Packing workloads (multi-tenancy on a single host):
Instead of: 4 × m5.xlarge (4 vCPU, 16GB each) for 4 services at 20% CPU
Consider: 1 × m5.4xlarge (16 vCPU, 64GB) running all 4 services
Cost: ~4x cheaper, same total resources
Trade-off: one noisy neighbor affects all, less blast radius isolation Reserved Instance Math
If you can predict your baseline compute need, commit to 1 or 3-year reserved instances:
On-demand m5.xlarge: $0.192/hr = $140/month
1-year reserved: $0.122/hr = $89/month (35% savings)
3-year reserved: $0.077/hr = $56/month (60% savings)
Annual savings on a single instance: $612 (1yr) or $1,008 (3yr)
For 10 instances: $6,120 or $10,080/year Buy reserved instances for your steady-state baseline.

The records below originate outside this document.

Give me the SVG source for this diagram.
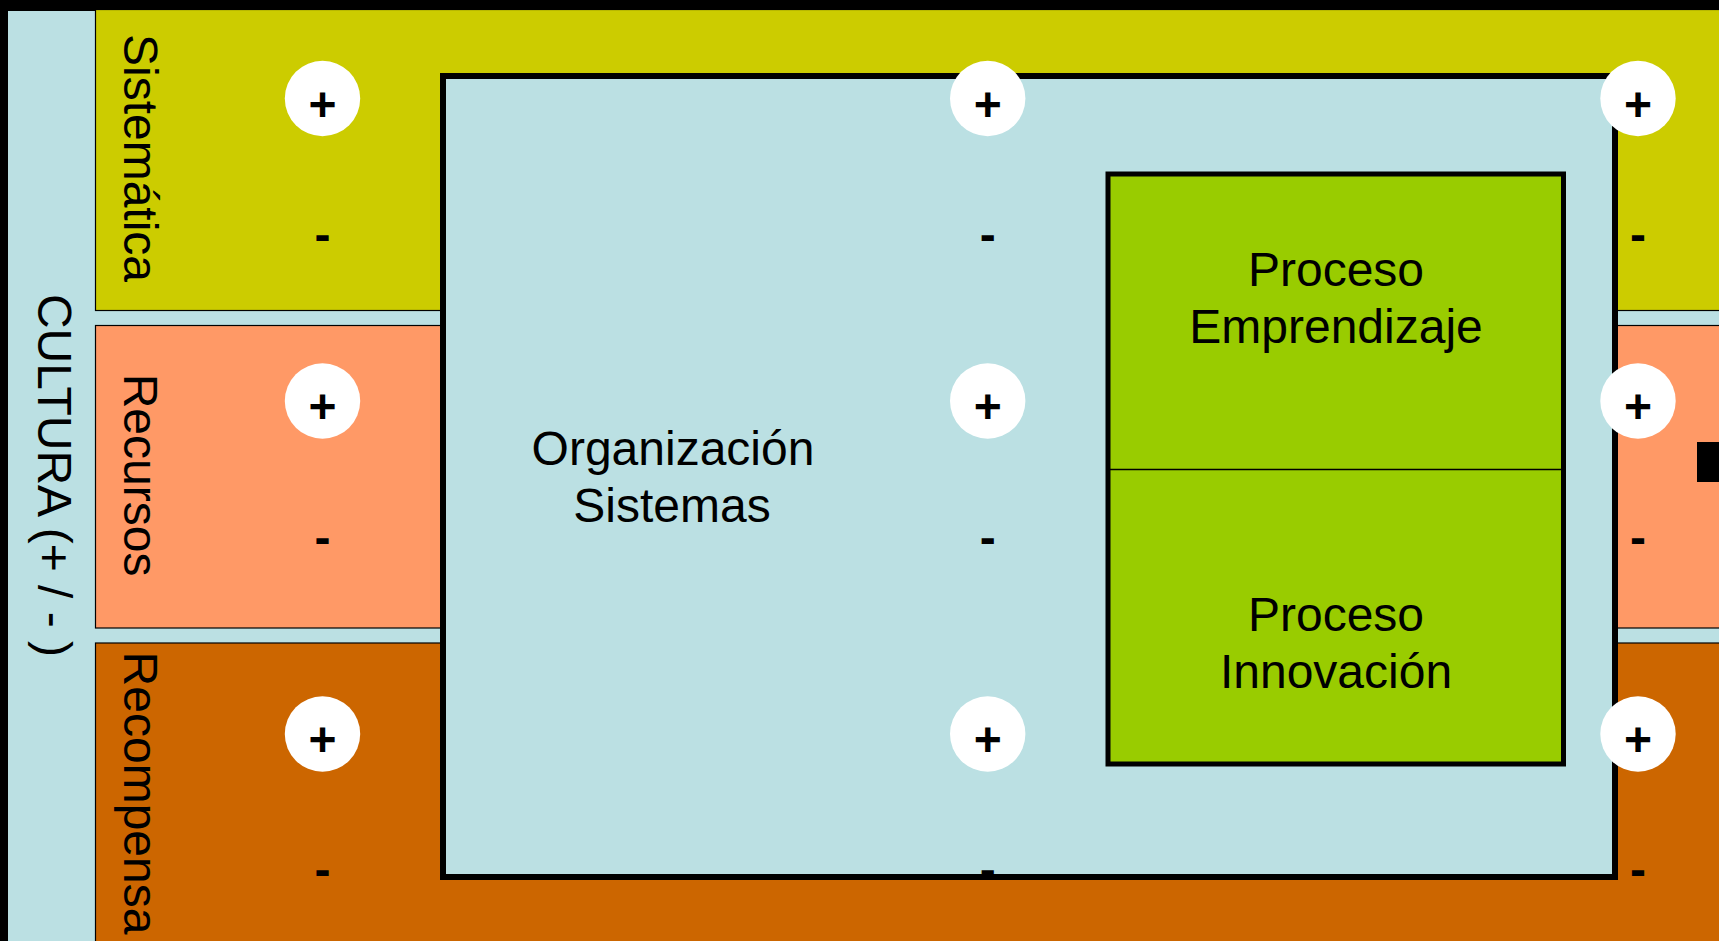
<svg xmlns="http://www.w3.org/2000/svg" width="1719" height="941" viewBox="0 0 1719 941">
  <style>
    .lbl { font-family: "Liberation Sans", Arial, sans-serif; font-size: 48px; fill: #000; }
    .sign { font-family: "Liberation Sans", Arial, sans-serif; font-size: 48px; font-weight: bold; fill: #000; text-anchor: middle; }
    .band { stroke: #000; stroke-width: 1.2; }
    .dot { fill: #fff; }
  </style>

  <!-- frame and base -->
  <rect x="0" y="0" width="1719" height="941" fill="#000"/>
  <rect x="8" y="11" width="1711" height="930" fill="#BBE0E3"/>

  <!-- culture strip label -->
  <g id="cultura">
    <text class="lbl" text-anchor="middle" transform="translate(38,475.5) rotate(90)">CULTURA (+ / - )</text>
  </g>

  <!-- horizontal bands -->
  <g id="band-sistematica">
    <rect class="band" x="95.5" y="9.5" width="1700" height="301" fill="#CCCC00"/>
    <text class="lbl" text-anchor="middle" transform="translate(124,158) rotate(90)">Sistemática</text>
  </g>
  <g id="band-recursos">
    <rect class="band" x="95.5" y="325.5" width="1700" height="302.5" fill="#FF9966"/>
    <text class="lbl" text-anchor="middle" transform="translate(124,475) rotate(90)">Recursos</text>
  </g>
  <g id="band-recompensa">
    <rect class="band" x="95.5" y="643" width="1700" height="320" fill="#CC6600"/>
    <text class="lbl" text-anchor="middle" transform="translate(124,793) rotate(90)">Recompensa</text>
  </g>

  <!-- marker at right edge -->
  <rect x="1697" y="442" width="40" height="40" fill="#000"/>

  <!-- organisation box -->
  <g id="organizacion">
    <rect x="443" y="76" width="1172" height="801" fill="#BBE0E3" stroke="#000" stroke-width="6"/>
    <text class="lbl" text-anchor="middle" x="673" y="465">Organización</text>
    <text class="lbl" text-anchor="middle" x="672" y="522">Sistemas</text>
  </g>

  <!-- process box -->
  <g id="procesos">
    <rect x="1108" y="174" width="455.5" height="590" fill="#99CC00" stroke="#000" stroke-width="5"/>
    <line x1="1108" y1="469.5" x2="1563.5" y2="469.5" stroke="#000" stroke-width="1.5"/>
    <g id="proceso-emprendizaje">
      <text class="lbl" text-anchor="middle" x="1336" y="286">Proceso</text>
      <text class="lbl" text-anchor="middle" x="1336" y="343">Emprendizaje</text>
    </g>
    <g id="proceso-innovacion">
      <text class="lbl" text-anchor="middle" x="1336" y="631">Proceso</text>
      <text class="lbl" text-anchor="middle" x="1336" y="688">Innovación</text>
    </g>
  </g>

  <!-- plus / minus markers in three columns -->
  <g id="signos">
    <g id="col-left">
      <circle class="dot" cx="322.5" cy="98.5" r="37.7"/>
      <text class="sign" x="322.5" y="120.5">+</text>
      <text class="sign" x="322.5" y="251">-</text>
      <circle class="dot" cx="322.5" cy="401" r="37.7"/>
      <text class="sign" x="322.5" y="423">+</text>
      <text class="sign" x="322.5" y="553.5">-</text>
      <circle class="dot" cx="322.5" cy="734" r="37.7"/>
      <text class="sign" x="322.5" y="756">+</text>
      <text class="sign" x="322.5" y="886">-</text>
    </g>
    <g id="col-mid">
      <circle class="dot" cx="987.7" cy="98.5" r="37.7"/>
      <text class="sign" x="987.7" y="120.5">+</text>
      <text class="sign" x="987.7" y="251">-</text>
      <circle class="dot" cx="987.7" cy="401" r="37.7"/>
      <text class="sign" x="987.7" y="423">+</text>
      <text class="sign" x="987.7" y="553.5">-</text>
      <circle class="dot" cx="987.7" cy="734" r="37.7"/>
      <text class="sign" x="987.7" y="756">+</text>
      <text class="sign" x="987.7" y="886">-</text>
    </g>
    <g id="col-right">
      <circle class="dot" cx="1638" cy="98.5" r="37.7"/>
      <text class="sign" x="1638" y="120.5">+</text>
      <text class="sign" x="1638" y="251">-</text>
      <circle class="dot" cx="1638" cy="401" r="37.7"/>
      <text class="sign" x="1638" y="423">+</text>
      <text class="sign" x="1638" y="553.5">-</text>
      <circle class="dot" cx="1638" cy="734" r="37.7"/>
      <text class="sign" x="1638" y="756">+</text>
      <text class="sign" x="1638" y="886">-</text>
    </g>
  </g>
</svg>
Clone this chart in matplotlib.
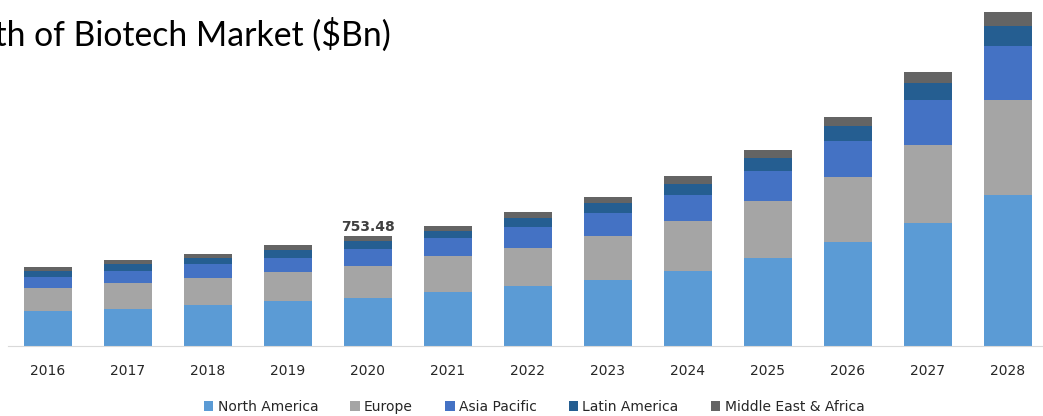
import matplotlib.pyplot as plt
import numpy as np

years = ['2016', '2017', '2018', '2019', '2020', '2021', '2022',
         '2023', '2024', '2025', '2026', '2027', '2028']

north_america = [240.4, 256.2, 281.6, 311.1, 332.5, 370.9, 414.2,
                 456.1, 517.9, 606.5, 712.3, 844.8, 1037.1]
europe = [155.9, 174.5, 183.4, 199.2, 219.8, 245.2, 261.0,
          297.4, 340.7, 387.4, 446.5, 535.7, 652.5]
asia_pacific = [79.7, 86.5, 96.2, 96.2, 112.0, 123.6, 140.1,
                160.0, 178.6, 210.2, 249.3, 309.1, 368.8]
latin_america = [41.2, 44.0, 43.3, 52.9, 54.9, 50.1, 65.9,
                 71.4, 78.3, 89.3, 103.0, 114.7, 141.5]
middle_east_africa = [27.5, 27.5, 27.5, 34.3, 34.28, 36.4, 41.2,
                      41.2, 54.9, 50.8, 63.9, 75.6, 92.0]

series = [('North America', north_america, '#5b9bd5'),
          ('Europe', europe, '#a5a5a5'),
          ('Asia Pacific', asia_pacific, '#4472c4'),
          ('Latin America', latin_america, '#255e91'),
          ('Middle East & Africa', middle_east_africa, '#646464')]

label_year = '2020'
label_text = '753.48'

fig = plt.figure(figsize=(10.43, 4.16), dpi=100)
ax = fig.add_axes([8 / 1043, 70 / 416, 1040 / 1043, 346 / 416])

x = np.arange(len(years))
bottom = np.zeros(len(years))
for name, vals, color in series:
    ax.bar(x, vals, width=0.59, bottom=bottom, color=color, label=name)
    bottom += np.array(vals)

i = years.index(label_year)
ax.text(x[i], bottom[i] + 14, label_text, ha='center', va='bottom',
        fontsize=10, fontweight='bold', color='#404040')

ax.set_xlim(-0.5, len(years) - 0.5)
ax.set_ylim(0, 2376)
ax.set_xticks(x)
ax.set_xticklabels(years, fontsize=10, color='#262626')
ax.tick_params(axis='x', length=0, pad=13)
ax.set_yticks([])
for side in ['left', 'right', 'top']:
    ax.spines[side].set_visible(False)
ax.spines['bottom'].set_color('#d9d9d9')

# title is cut off at the left edge in the source image
fig.text(391 / 1043, 1 - 35 / 416, 'Growth of Biotech Market ($Bn)',
         ha='right', va='center', fontsize=24.3, family=['Lato', 'DejaVu Sans'],
         color='black')

fig.legend(loc='center', bbox_to_anchor=(534 / 1043, 1 - 407 / 416), ncol=5,
           frameon=False, fontsize=10, handlelength=0.7, handleheight=0.7,
           handletextpad=0.3, columnspacing=2.3, labelcolor='#262626')

fig.savefig('out.png', dpi=100)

Use on-demand or spot for burst above baseline.
Cost Per Request as a North Star
Instead of tracking raw cloud spend, track cost per 1000 requests (CPR):
Monthly spend: $5,000
Monthly requests: 50,000,000
CPR = $5,000 / 50,000 (thousands) = $0.10 per 1000 requests As you scale, CPR should decrease (economies of scale). If CPR is flat or rising, your architecture isn’t scaling efficiently — investigate query costs, caching, or instance types.
// Dashboard metric
const costPerThousandRequests =
totalMonthlyCostUsd / (totalMonthlyRequests / 1000); Track this weekly. It tells you whether your infrastructure spend is growing proportionally to usage (expected) or faster (a problem).